Unfortunately that is false. The creators of PERT did it under time pressure and did not themselves believe they were anything more than "quick and dirty". They also fail to be famous. I can't name them, can you? I think the claim of hundreds of thousands of project management practitioners may be a bit overstated as well.

But what is funny here is that the commenter decided to back up the technique by appealing to authority. In my opinion, that is a last resort. What is wrong with quick and dirty that you can't defend it as a techique in its own right? The point to be made is that there is a middle ground, a spot on the curve where the cost of obtaining the information is much lower than the value of having it. Certainly the technique is better than guessing. Defend it that way rather than attributing it to nameless famous scientists.

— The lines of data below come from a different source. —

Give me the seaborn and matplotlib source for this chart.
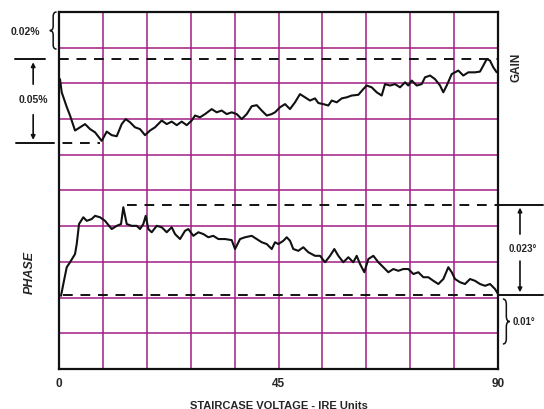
import numpy as np
import matplotlib
matplotlib.use('Agg')
import matplotlib.pyplot as plt
from matplotlib.path import Path
from matplotlib.patches import PathPatch
import seaborn as sns

# Traça de GAIN (x en unitats IRE, y en divisions de la retícula)
gain_x = [0.2, 0.55, 1.58, 2.26, 3.28, 4.31, 5.33, 6.36, 7.38, 8.75, 9.78, 10.8,
          11.83, 12.85, 13.67, 14.56, 15.58, 16.6, 17.63, 18.66, 19.68, 21.05,
          22.08, 23.1, 24.13, 25.15, 26.18, 27.2, 27.88, 28.9, 29.93, 31.3, 32.33,
          33.35, 34.38, 35.4, 36.43, 37.45, 38.48, 39.5, 40.53, 41.55, 42.58, 43.6,
          44.28, 45.3, 46.33, 47.35, 48.38, 49.4, 50.43, 51.45, 52.48, 53.16, 54.18,
          55.21, 55.91, 56.93, 57.96, 58.98, 60.0, 61.36, 62.38, 63.08, 64.1, 65.13,
          66.15, 66.83, 67.86, 68.88, 69.91, 70.93, 71.61, 72.3, 73.33, 74.35, 75.03,
          76.06, 77.08, 78.11, 78.78, 79.48, 80.5, 81.86, 82.88, 83.91, 85.28, 86.3,
          86.98, 87.68, 88.35, 89.03, 89.73]
gain_y = [8.12, 7.75, 7.34, 7.10, 6.68, 6.77, 6.86, 6.72, 6.63, 6.39, 6.65, 6.55,
          6.52, 6.86, 7.00, 6.91, 6.77, 6.72, 6.55, 6.68, 6.77, 6.96, 6.86, 6.93,
          6.83, 6.93, 6.83, 6.96, 7.10, 7.05, 7.14, 7.28, 7.19, 7.24, 7.14, 7.19,
          7.14, 7.00, 7.14, 7.36, 7.39, 7.24, 7.10, 7.14,
          7.19, 7.33, 7.42, 7.28, 7.47, 7.70, 7.61, 7.52, 7.58, 7.45, 7.42, 7.38,
          7.52, 7.47, 7.58, 7.61, 7.66, 7.68, 7.84, 7.94, 7.89, 7.75, 7.66, 7.98,
          7.94, 7.98, 7.89, 8.03, 7.94, 8.08, 7.94, 7.98, 8.17, 8.22, 8.12, 7.94,
          7.75, 7.94, 8.26, 8.36, 8.22, 8.31, 8.31, 8.33, 8.50, 8.68, 8.64, 8.45,
          8.31]

# Traça de PHASE
phase_x = [0.41, 0.88, 1.58, 2.26, 3.28, 3.63, 4.10, 4.98, 5.68, 6.70, 7.38, 8.41,
           9.43, 10.8, 11.83, 12.71, 13.18, 13.88, 14.9, 15.93, 16.61, 17.28, 17.77,
           18.31, 19.0, 20.03, 21.05, 22.08, 23.1, 23.78, 24.81, 25.83, 26.51, 27.53,
           28.56, 29.58, 30.61, 31.63, 32.66, 34.03, 35.4, 36.08, 37.11, 38.13, 39.51,
           40.53, 41.56, 42.58, 43.61,
           44.28, 44.96, 45.98, 46.68, 47.36, 48.03, 49.06, 50.08, 51.11, 52.48,
           53.51, 54.53, 55.56, 56.44, 57.26, 58.28, 59.31, 60.33, 61.03, 61.71,
           62.59, 63.41, 64.44, 65.46, 66.49, 67.51, 68.54, 69.56, 70.59, 71.61,
           72.64, 73.66, 74.69, 75.71, 76.74, 77.76, 78.79, 79.81, 80.51, 81.18,
           82.21, 83.23, 84.26, 85.28, 86.31, 87.33, 88.36, 89.38, 90.0]
phase_y = [2.05, 2.38, 2.85, 2.99, 3.22, 3.50, 4.06, 4.25, 4.15, 4.20, 4.29, 4.25,
           4.15, 3.92, 4.01, 4.06, 4.53, 4.06, 4.01, 4.01, 3.92, 4.06, 4.29, 3.92,
           3.83, 4.01, 3.97, 3.83, 3.97, 3.78, 3.64, 3.87, 3.92, 3.73, 3.83, 3.78,
           3.69, 3.73, 3.64, 3.64, 3.61, 3.36, 3.64, 3.69, 3.73, 3.64, 3.55, 3.50,
           3.36,
           3.55, 3.50, 3.59, 3.69, 3.59, 3.36, 3.31, 3.41, 3.27, 3.17, 3.17, 2.99,
           3.17, 3.36, 3.17, 2.99, 3.13, 2.99, 3.17, 2.94, 2.71, 3.08, 3.17, 2.99,
           2.85, 2.71, 2.80, 2.75, 2.80, 2.80, 2.66, 2.71, 2.57, 2.57, 2.47, 2.38,
           2.52, 2.85, 2.71, 2.52, 2.43, 2.38, 2.52, 2.47, 2.38, 2.33, 2.38, 2.24,
           2.10]

# Nivells de referència (línies discontínues)
gain_top, gain_bottom = 8.67, 6.34
phase_top, phase_bottom = 4.60, 2.07

x_ticks = [0, 45, 90]
x_label = 'STAIRCASE VOLTAGE - IRE Units'

sns.set_style('white')
plt.rcParams['font.family'] = ['Liberation Sans', 'DejaVu Sans']

GRID = '#A01E84'
INK = '#111111'

fig = plt.figure(figsize=(5.44, 4.10), dpi=100)
ax = fig.add_axes([0.1085, 0.0976, 0.807, 0.8707])

sns.lineplot(x=gain_x, y=gain_y, ax=ax, color=INK, lw=1.5, sort=False, estimator=None)
sns.lineplot(x=phase_x, y=phase_y, ax=ax, color=INK, lw=1.5, sort=False, estimator=None)

ax.set_xlim(0, 90)
ax.set_ylim(0, 10)
ax.set_xticks(x_ticks)
ax.set_xticks(np.arange(0, 91, 9), minor=True)
ax.set_yticks(np.arange(0, 11, 1))
ax.set_yticklabels([])
ax.grid(True, which='both', color=GRID, lw=1.1)
ax.set_axisbelow(True)
ax.tick_params(axis='both', which='both', length=0, labelsize=8.5, pad=6)
for lbl in ax.get_xticklabels():
    lbl.set_fontweight('bold')
ax.set_xlabel(x_label, fontsize=8, fontweight='bold', labelpad=8)
for s in ax.spines.values():
    s.set_color(INK)
    s.set_linewidth(1.6)

dash = dict(color=INK, lw=1.4, ls=(0, (5, 4)))
ax.plot([0, 89.8], [gain_top, gain_top], **dash)
ax.plot([-2.9, 8.4], [gain_bottom, gain_bottom], clip_on=False, **dash)
ax.plot([13.9, 90], [phase_top, phase_top], **dash)
ax.plot([0.8, 90], [phase_bottom, phase_bottom], **dash)

solid = dict(color=INK, lw=1.4, clip_on=False)
# cotes de l'esquerra (0.05%)
ax.plot([-9.0, -2.9], [gain_top, gain_top], **solid)
ax.plot([-8.8, -2.9], [gain_bottom, gain_bottom], **solid)
arr = dict(arrowstyle='-|>', color=INK, lw=1.2, mutation_scale=6)
ax.annotate('', xy=(-5.3, gain_top), xytext=(-5.3, 7.9), arrowprops=arr, annotation_clip=False)
ax.annotate('', xy=(-5.3, gain_bottom), xytext=(-5.3, 7.2), arrowprops=arr, annotation_clip=False)
ax.text(-5.3, 7.56, '0.05%', ha='center', va='center', fontsize=7.5, fontweight='bold')

# cotes de la dreta (0.023°)
ax.plot([90, 99.3], [phase_top, phase_top], **solid)
ax.plot([90, 99.3], [phase_bottom, phase_bottom], **solid)
ax.annotate('', xy=(94.5, phase_top), xytext=(94.5, 3.7), arrowprops=arr, annotation_clip=False)
ax.annotate('', xy=(94.5, phase_bottom), xytext=(94.5, 3.1), arrowprops=arr, annotation_clip=False)
ax.text(95.0, 3.39, '0.023°', ha='center', va='center', fontsize=7, fontweight='bold')


def brace(x0, y0, y1, w, d):
    xm = x0 + d * w / 2
    xt = x0 + d * w
    ym = (y0 + y1) / 2
    h = (y1 - y0) * 0.12
    verts = [(x0, y1), (xm, y1), (xm, y1 - h), (xm, ym + h), (xm, ym), (xt, ym),
             (xm, ym), (xm, ym - h), (xm, y0 + h), (xm, y0), (x0, y0)]
    codes = [Path.MOVETO, Path.CURVE3, Path.CURVE3, Path.LINETO, Path.CURVE3, Path.CURVE3,
             Path.CURVE3, Path.CURVE3, Path.LINETO, Path.CURVE3, Path.CURVE3]
    ax.add_patch(PathPatch(Path(verts, codes), fill=False, ec=INK, lw=1.1, clip_on=False))


brace(-0.5, 8.96, 10.0, 1.4, -1)
ax.text(-6.9, 9.47, '0.02%', ha='center', va='center', fontsize=7.5, fontweight='bold')
brace(91.0, 0.70, 1.96, 1.4, 1)
ax.text(93.0, 1.34, '0.01°', ha='left', va='center', fontsize=7, fontweight='bold')

ax.text(93.7, 8.47, 'GAIN', rotation=90, ha='center', va='center', fontsize=8.5, fontweight='bold')
ax.text(-5.9, 2.72, 'PHASE', rotation=90, ha='center', va='center', fontsize=9,
        fontweight='bold', fontstyle='italic')

fig.savefig('out.png', dpi=100)
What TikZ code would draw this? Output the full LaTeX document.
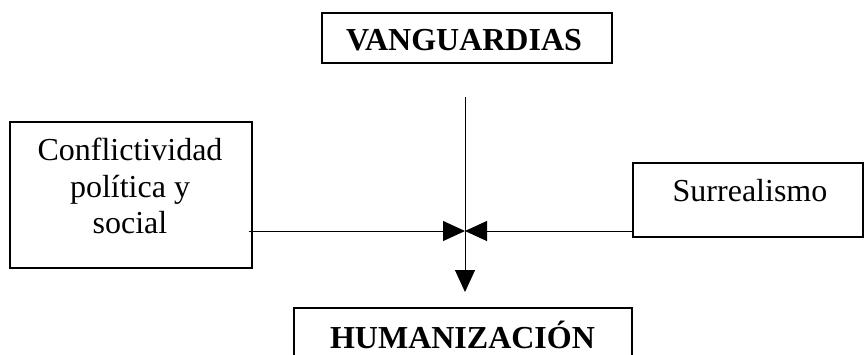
\documentclass[tikz,border=0pt]{standalone}
\usepackage{fontspec}
\setmainfont{Liberation Serif}
\usetikzlibrary{arrows.meta}

\begin{document}
\begin{tikzpicture}[x=1pt, y=-1pt,
    caja/.style={draw, line width=1.2pt, rectangle, inner sep=0pt},
    texto/.style={align=center, inner sep=0pt, font=\fontsize{32}{36.5}\selectfont},
    titulo/.style={texto, font=\fontsize{32}{36.5}\selectfont\bfseries},
    flecha/.style={-{Triangle[length=22pt, width=20pt]}, line width=1pt}]
    \useasboundingbox (0,0) rectangle (864,354);
    \clip (0,0) rectangle (864,354);

    % Boxes
    \node[caja, minimum width=290, minimum height=50] (vang) at (467,38) {};
    \node[titulo] (vangt) at (464,40.5) {VANGUARDIAS};

    \node[caja, minimum width=242, minimum height=146] (confl) at (131,195) {};
    \node[texto] (conflt) at (130,186) {Conflictividad\\política y\\social};

    \node[caja, minimum width=230, minimum height=74] (surr) at (748,200) {};
    \node[texto] (surrt) at (750,191) {Surrealismo};

    \node[caja, minimum width=338, minimum height=80] (human) at (463,348) {};
    \node[titulo] (humant) at (462.5,335) {HUMANIZACIÓN};

    % Arrows
    \coordinate (arriba) at (465,97);
    \coordinate (cruce) at (465,231);
    \coordinate (abajo) at (465,292);
    \draw[line width=1pt] (arriba) -- (cruce);
    \draw[flecha] (cruce) -- (abajo);
    \draw[flecha] ([xshift=-4]confl.east |- cruce) -- (cruce);
    \draw[flecha] (surr.west |- cruce) -- (cruce);
\end{tikzpicture}
\end{document}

Just so I am not mis-understood, I have similar issues with the way it was presented. Monte Carlo schedule simulation is just about as quick (here is a free monte carlo simulator and one for blackjack players too) and much less dirty. The goal should always be to maximize return on your methods. Once you get to the point where the precision implied by your results is greater than the precision of what you are inputting, you have gone too far. Focus on the quick and try and clean up the dirty part. Project managers should strive to be as effective as possible. Sometimes extreme accuracy is part of being effective, other times it is a hindrance. But in no case should you have to apologize for being quick and dirty if that is what does the job.


Comments (1)


Thanks for the post. We use Monte Carlo and some other tools - RACM is one to answer several questions:

- Where are the hot spots in the schedule?
- What schedule margin is needed when we have a "zero slack" plan?
- What reserve is needed for the alternative branches in the plan?
- What does the CDF look like for a critical miletone - say first article launch?
- What is the sensitivity of each task on or near the critical path? This sensitivity analysis is part of the Monte Carlo tool?
- What is the correlation between cost (labor loaded plan required) and the schedule durations distributions?

The accuracy of the results is not really the issue, but the relative impacts of one portion of the plan on another.

The Titan program (which just launched its last vehicle) used Risk+ for weekly EV assessments of the forecast. They never missed a budget or a launch date. Lot's of things went right over the decades, but insight into the dynamics of the plan helped.